** Written instruction **
Locate each line below that includes "with" and reproduce it.

** Recorded data **
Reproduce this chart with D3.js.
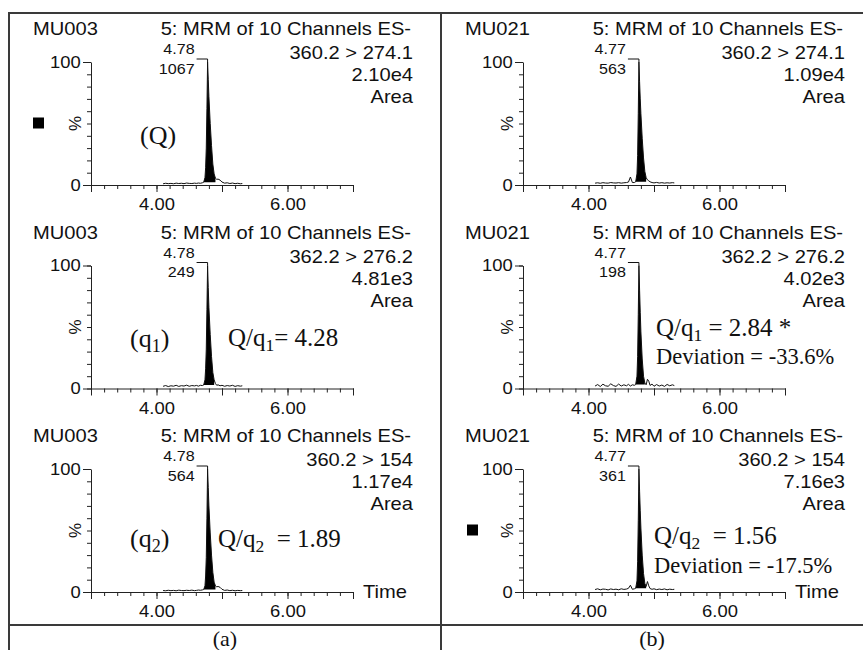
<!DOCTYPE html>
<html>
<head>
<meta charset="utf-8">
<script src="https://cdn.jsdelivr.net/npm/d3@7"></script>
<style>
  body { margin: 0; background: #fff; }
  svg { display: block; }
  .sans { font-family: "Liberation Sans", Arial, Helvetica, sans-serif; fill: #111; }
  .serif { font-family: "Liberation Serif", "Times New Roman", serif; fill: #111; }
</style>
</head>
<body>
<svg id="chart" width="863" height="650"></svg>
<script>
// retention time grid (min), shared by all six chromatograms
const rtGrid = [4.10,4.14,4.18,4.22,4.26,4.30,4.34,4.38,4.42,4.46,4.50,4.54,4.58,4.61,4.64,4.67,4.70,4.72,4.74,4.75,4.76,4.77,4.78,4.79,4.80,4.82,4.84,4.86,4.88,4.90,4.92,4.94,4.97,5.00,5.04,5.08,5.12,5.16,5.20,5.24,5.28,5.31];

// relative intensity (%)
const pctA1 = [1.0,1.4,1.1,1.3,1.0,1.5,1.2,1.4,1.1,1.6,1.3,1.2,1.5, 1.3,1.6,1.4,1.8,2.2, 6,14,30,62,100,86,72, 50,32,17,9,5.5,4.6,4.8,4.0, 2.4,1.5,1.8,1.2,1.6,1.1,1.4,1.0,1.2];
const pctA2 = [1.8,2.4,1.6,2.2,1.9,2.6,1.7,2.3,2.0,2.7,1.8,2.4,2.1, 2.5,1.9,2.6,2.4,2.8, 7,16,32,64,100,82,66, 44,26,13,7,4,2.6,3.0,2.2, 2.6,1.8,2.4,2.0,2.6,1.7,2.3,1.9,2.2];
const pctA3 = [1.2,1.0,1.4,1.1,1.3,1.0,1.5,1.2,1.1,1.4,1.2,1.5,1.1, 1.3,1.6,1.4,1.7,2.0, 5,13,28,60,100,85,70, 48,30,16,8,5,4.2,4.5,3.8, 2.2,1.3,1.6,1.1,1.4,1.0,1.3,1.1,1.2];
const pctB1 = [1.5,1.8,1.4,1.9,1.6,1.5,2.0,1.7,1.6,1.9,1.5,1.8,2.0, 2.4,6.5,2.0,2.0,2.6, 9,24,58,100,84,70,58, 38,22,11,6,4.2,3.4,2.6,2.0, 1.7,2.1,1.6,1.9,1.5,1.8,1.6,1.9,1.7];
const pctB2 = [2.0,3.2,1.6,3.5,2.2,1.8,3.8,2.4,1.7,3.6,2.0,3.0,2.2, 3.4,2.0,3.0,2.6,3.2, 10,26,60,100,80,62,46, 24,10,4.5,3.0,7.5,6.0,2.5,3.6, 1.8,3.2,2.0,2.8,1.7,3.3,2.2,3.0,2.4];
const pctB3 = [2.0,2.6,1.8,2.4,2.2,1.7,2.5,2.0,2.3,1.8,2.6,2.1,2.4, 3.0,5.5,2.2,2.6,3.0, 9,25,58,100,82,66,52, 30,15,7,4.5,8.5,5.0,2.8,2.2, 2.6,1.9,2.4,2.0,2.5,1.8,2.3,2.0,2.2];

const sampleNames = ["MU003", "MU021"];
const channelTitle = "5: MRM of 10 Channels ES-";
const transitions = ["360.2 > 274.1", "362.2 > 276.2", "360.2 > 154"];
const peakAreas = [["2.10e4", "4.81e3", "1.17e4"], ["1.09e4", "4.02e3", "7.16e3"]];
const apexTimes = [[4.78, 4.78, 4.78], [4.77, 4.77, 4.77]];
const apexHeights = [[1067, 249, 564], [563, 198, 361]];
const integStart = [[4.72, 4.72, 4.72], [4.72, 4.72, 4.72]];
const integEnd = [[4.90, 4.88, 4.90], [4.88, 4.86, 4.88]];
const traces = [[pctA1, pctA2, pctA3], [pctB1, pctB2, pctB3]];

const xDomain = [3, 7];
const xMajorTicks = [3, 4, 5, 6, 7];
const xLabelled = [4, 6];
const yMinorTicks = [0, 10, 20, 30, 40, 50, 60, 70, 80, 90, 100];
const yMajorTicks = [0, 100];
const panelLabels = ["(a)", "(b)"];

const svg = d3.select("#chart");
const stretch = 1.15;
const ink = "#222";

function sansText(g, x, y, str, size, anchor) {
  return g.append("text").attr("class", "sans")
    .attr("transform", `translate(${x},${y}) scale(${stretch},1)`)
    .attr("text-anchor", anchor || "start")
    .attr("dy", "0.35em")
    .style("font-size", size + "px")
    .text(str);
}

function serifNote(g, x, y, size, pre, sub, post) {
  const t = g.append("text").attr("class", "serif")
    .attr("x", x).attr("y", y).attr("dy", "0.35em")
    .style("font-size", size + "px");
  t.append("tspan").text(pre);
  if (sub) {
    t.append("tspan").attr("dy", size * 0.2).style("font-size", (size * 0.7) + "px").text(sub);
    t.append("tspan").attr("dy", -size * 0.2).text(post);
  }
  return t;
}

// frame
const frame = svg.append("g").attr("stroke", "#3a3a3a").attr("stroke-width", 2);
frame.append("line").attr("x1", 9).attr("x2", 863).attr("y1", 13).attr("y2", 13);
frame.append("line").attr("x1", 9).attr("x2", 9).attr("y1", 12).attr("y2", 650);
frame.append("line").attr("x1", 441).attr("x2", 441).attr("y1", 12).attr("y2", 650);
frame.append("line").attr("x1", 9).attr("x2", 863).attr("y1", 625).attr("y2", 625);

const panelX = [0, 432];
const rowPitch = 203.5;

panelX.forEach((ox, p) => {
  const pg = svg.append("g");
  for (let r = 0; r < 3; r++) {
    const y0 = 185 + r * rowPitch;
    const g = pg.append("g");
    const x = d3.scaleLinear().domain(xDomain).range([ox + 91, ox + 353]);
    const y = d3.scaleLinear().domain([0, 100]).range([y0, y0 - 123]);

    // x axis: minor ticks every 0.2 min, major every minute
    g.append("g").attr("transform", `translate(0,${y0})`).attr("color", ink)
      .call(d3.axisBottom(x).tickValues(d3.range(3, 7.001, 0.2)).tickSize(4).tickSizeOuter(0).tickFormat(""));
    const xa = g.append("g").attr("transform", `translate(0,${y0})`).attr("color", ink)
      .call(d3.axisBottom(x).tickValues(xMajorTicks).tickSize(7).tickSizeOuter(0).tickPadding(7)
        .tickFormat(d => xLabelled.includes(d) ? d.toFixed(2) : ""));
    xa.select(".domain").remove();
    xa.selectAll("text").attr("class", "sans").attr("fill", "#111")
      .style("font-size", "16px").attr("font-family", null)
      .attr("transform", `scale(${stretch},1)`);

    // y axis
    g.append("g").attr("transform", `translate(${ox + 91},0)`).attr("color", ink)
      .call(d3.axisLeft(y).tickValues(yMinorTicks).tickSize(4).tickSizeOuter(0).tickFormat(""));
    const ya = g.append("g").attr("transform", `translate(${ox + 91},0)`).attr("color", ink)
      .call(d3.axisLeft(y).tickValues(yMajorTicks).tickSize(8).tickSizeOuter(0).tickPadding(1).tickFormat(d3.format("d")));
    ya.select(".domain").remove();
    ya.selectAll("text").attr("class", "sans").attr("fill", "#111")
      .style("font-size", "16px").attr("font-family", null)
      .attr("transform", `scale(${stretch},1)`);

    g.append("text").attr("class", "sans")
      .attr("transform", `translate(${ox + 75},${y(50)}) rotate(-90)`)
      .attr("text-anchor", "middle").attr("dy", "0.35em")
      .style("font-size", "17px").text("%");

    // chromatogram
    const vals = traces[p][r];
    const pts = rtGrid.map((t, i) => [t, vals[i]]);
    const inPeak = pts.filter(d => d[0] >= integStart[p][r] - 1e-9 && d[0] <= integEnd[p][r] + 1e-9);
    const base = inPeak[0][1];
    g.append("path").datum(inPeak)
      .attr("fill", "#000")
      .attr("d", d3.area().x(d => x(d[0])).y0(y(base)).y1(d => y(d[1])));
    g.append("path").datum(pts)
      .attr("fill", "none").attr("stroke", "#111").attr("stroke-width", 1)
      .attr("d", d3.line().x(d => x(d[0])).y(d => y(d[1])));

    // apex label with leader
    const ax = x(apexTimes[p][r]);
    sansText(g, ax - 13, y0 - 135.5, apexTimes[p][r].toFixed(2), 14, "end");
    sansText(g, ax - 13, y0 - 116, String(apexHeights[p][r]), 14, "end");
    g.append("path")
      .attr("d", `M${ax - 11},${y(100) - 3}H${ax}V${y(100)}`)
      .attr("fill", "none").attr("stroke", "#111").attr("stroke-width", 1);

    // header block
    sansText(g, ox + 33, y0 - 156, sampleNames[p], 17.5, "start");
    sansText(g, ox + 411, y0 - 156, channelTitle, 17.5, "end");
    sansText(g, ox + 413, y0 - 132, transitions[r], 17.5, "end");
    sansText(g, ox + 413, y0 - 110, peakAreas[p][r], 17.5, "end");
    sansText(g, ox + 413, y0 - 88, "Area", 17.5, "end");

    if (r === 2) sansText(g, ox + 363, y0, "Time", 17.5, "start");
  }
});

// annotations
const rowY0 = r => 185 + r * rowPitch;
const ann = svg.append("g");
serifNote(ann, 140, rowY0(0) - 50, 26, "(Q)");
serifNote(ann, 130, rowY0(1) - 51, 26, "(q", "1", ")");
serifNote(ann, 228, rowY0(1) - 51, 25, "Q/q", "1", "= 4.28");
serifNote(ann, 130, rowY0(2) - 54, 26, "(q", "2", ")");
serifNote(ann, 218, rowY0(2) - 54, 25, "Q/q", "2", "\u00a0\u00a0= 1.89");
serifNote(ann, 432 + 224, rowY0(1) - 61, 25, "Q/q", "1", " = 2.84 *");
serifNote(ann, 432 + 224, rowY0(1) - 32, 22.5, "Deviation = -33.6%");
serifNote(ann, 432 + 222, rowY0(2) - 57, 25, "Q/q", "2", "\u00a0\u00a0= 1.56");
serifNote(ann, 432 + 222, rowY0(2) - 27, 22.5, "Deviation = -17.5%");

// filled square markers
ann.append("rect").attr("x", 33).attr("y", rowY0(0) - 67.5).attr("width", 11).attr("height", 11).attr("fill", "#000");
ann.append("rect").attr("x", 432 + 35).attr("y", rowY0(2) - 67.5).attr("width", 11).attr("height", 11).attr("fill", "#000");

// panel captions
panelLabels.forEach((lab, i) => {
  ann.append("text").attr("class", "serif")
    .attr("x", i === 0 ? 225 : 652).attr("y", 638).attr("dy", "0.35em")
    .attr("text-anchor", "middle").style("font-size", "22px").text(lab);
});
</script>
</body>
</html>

** Solved problem **
Reproduce this chart with D3.js.
    // apex label with leader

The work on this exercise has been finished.